BP (LON: BP) share price has moved sideways in the past few weeks as investors assess the trends in the energy market. It also wavered ahead of the upcoming quarterly earnings scheduled for Tuesday this week. The stock was trading at 534.4p on Friday, a few points below the year-to-date high of 570.3p.
BP earnings preview
One of the biggest energy news of the week will be the upcoming earnings from BP, one of the biggest companies in the industry. The company is expected to have mixed results because of the trends in the energy sector in the first quarter.

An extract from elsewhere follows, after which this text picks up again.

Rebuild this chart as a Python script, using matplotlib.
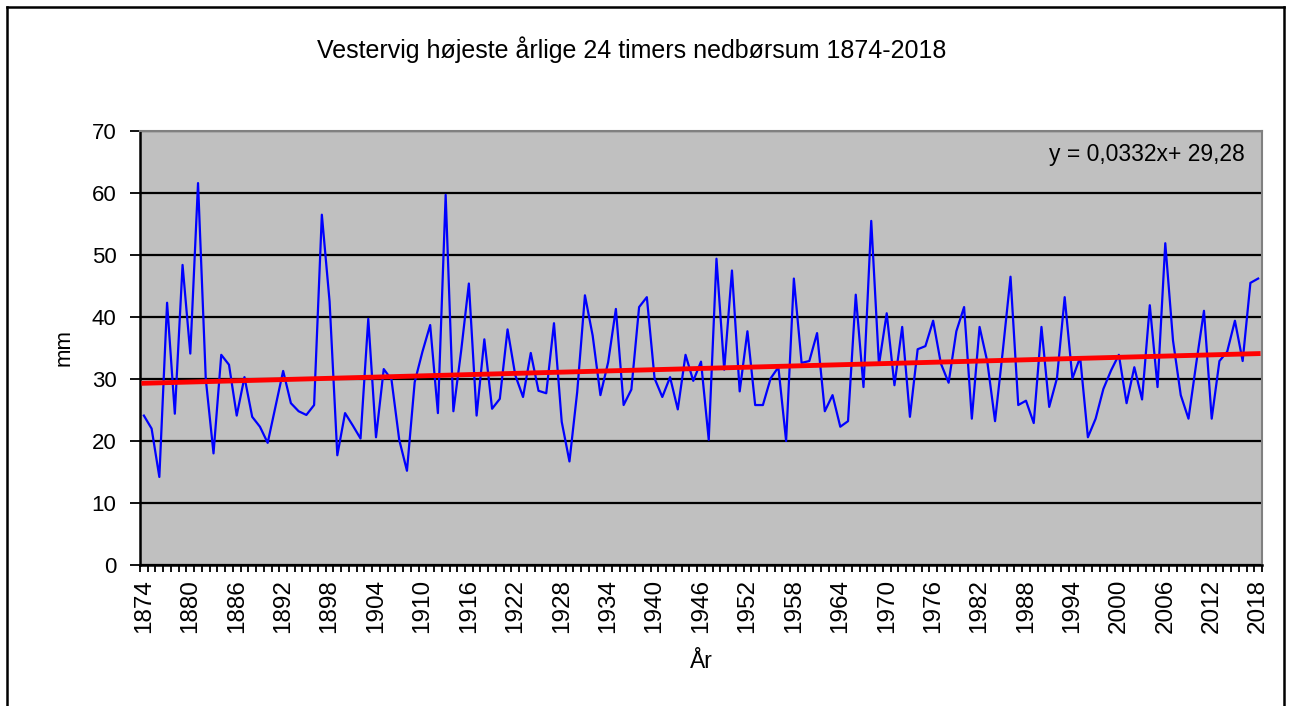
import matplotlib
matplotlib.use("Agg")
import matplotlib.pyplot as plt
from matplotlib.lines import Line2D
import numpy as np

plt.rcParams["font.family"] = ["Liberation Sans", "DejaVu Sans"]

TITLE = "Vestervig højeste årlige 24 timers nedbørsum 1874-2018"
YEARS = list(range(1874, 2019))
# highest 24-hour precipitation per year (mm)
RAIN = [
    24.1, 22.0, 14.2, 42.3, 24.4, 48.4, 34.1, 61.6, 30.0, 18.0,
    33.9, 32.3, 24.1, 30.3, 23.9, 22.3, 19.7, 25.5, 31.3, 26.1,
    24.8, 24.2, 25.8, 56.5, 42.5, 17.7, 24.5, 22.5, 20.4, 39.7,
    20.6, 31.6, 29.9, 20.2, 15.2, 29.5, 34.4, 38.7, 24.5, 59.7,
    24.8, 34.5, 45.4, 24.1, 36.4, 25.2, 26.8, 38.0, 30.6, 27.1,
    34.2, 28.1, 27.7, 39.0, 23.1, 16.7, 27.9, 43.5, 37.0, 27.4,
    32.7, 41.3, 25.8, 28.3, 41.6, 43.2, 30.1, 27.1, 30.3, 25.1,
    33.9, 29.7, 32.8, 20.2, 49.4, 31.5, 47.5, 28.0, 37.7, 25.8,
    25.8, 30.1, 31.9, 20.0, 46.2, 32.6, 32.9, 37.4, 24.8, 27.4,
    22.3, 23.2, 43.6, 28.7, 55.5, 32.3, 40.6, 29.0, 38.4, 23.9,
    34.8, 35.3, 39.4, 32.5, 29.4, 37.7, 41.6, 23.6, 38.4, 32.8,
    23.2, 34.5, 46.5, 25.8, 26.5, 22.9, 38.4, 25.5, 30.1, 43.2,
    30.1, 33.5, 20.6, 23.6, 28.4, 31.4, 33.9, 26.1, 31.9, 26.7,
    41.9, 28.7, 51.9, 36.2, 27.4, 23.6, 32.5, 41.0, 23.6, 32.9,
    34.4, 39.4, 32.9, 45.5, 46.2,
]
# Excel trend line: y = SLOPE * n + INTERCEPT, n = 1..145
SLOPE = 0.0332
INTERCEPT = 29.28
EQ_LABEL = "y = 0,0332x+ 29,28"
YTICKS = [0, 10, 20, 30, 40, 50, 60, 70]

fig = plt.figure(figsize=(12.9, 7.06), dpi=100)
W, H = 1290, 706
ax = fig.add_axes([140 / W, 1 - 565 / H, 1122 / W, 434 / H])
ax.set_facecolor("#C0C0C0")

n = np.arange(1, len(YEARS) + 1)
ax.plot(n, RAIN, color="#0000FF", lw=1.6, zorder=3)
ax.plot(n, SLOPE * n + INTERCEPT, color="#FF0000", lw=3.5, zorder=4)

ax.set_xlim(0.5, len(YEARS) + 0.5)
ax.set_ylim(0, 70)
ax.set_yticks(YTICKS)
ax.yaxis.grid(True, color="black", lw=1.6)
ax.set_axisbelow(True)

lab_idx = [i for i, y in enumerate(YEARS) if (y - 1874) % 6 == 0]
ax.set_xticks([n[i] for i in lab_idx])
ax.set_xticklabels([str(YEARS[i]) for i in lab_idx], rotation=90)
ax.set_xticks(np.arange(0.5, len(YEARS) + 1, 1.0), minor=True)
ax.tick_params(axis="x", which="major", length=0, pad=10, labelsize=17.5)
ax.tick_params(axis="x", which="minor", length=5, width=1.3, color="black")
ax.tick_params(axis="y", length=7, width=1.3, labelsize=16, pad=10)

for s in ("top", "right"):
    ax.spines[s].set_color("#808080")
    ax.spines[s].set_linewidth(1.5)
for s in ("left", "bottom"):
    ax.spines[s].set_color("black")
    ax.spines[s].set_linewidth(1.8)

ax.set_xlabel("År", fontsize=16.5, labelpad=12)
ax.set_ylabel("mm", fontsize=16, labelpad=12)
ax.text(0.985, 0.945, EQ_LABEL, transform=ax.transAxes, ha="right", va="center",
        fontsize=16.5)

fig.text(0.49, 1 - 50 / H, TITLE, ha="center", va="center", fontsize=18)

# outer chart border
for xs, ys in [([7, 1284], [7, 7]), ([7, 7], [7, 720]), ([1284, 1284], [7, 720])]:
    fig.add_artist(Line2D([x / W for x in xs], [1 - y / H for y in ys],
                          color="black", lw=1.8))

fig.savefig("out.png", dpi=100)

Crude oil prices remained in a consolidation phase in Q1 as it hovered between the key resistance at $89 and $70. They remain about 42% below the highest level in 2022. And the recent supply cuts by OPEC seem not to be working since Brent has dropped by almost 10% from the highest point in April.
BP is also a major player in the natural gas industry. As I wrote here, the price of natural gas has plunged sharply in the past few months because of the relatively low demand from Europe and the increased LNG shipments.
Therefore, BP’s revenue is expected to be significantly lower than what it averaged in 2022. Its profitability, however, will be higher on a year-on-year basis since the company took charge of its Russian business in Q1 of last year.
Analysts also expect that its asset disposals helped to boost its profits in the quarter. Expectations are that the company’s earnings came in $5.1 billion in the quarter, helped by these disposals and working capital inflows. In a note, analysts at Jefferies wrote that:
“This should theoretically allow buybacks to grow above the current run rate US$2.75bn but we think BP will leave the buyback flat in order to create headroom ahead of planned outflows in the coming quarters.”
Analysts expect that the company’s revenue will come in at $58.4 billion and its earnings per share will be $1.29. In the last quarter, the company’s revenue was $69.26 billion and EPS $3.50.
BP share price forecast
The BP stock price has been in a strong bullish trend in the past few months. During this period, the shares have remained comfortably above the 50-day and 100-day exponential moving averages (EMA). It has also formed an ascending channel shown in green. The shares have moved slightly above the neutral point of this channel.
Therefore, at this stage, the outlook of the stock is neutral with a bearish bias. This bearish bias will be confirmed if the stock moves below the neutral point. If this happens, the next level to watch will be at 500p. A retest of the upper side of the channel at 551p cannot be ruled out.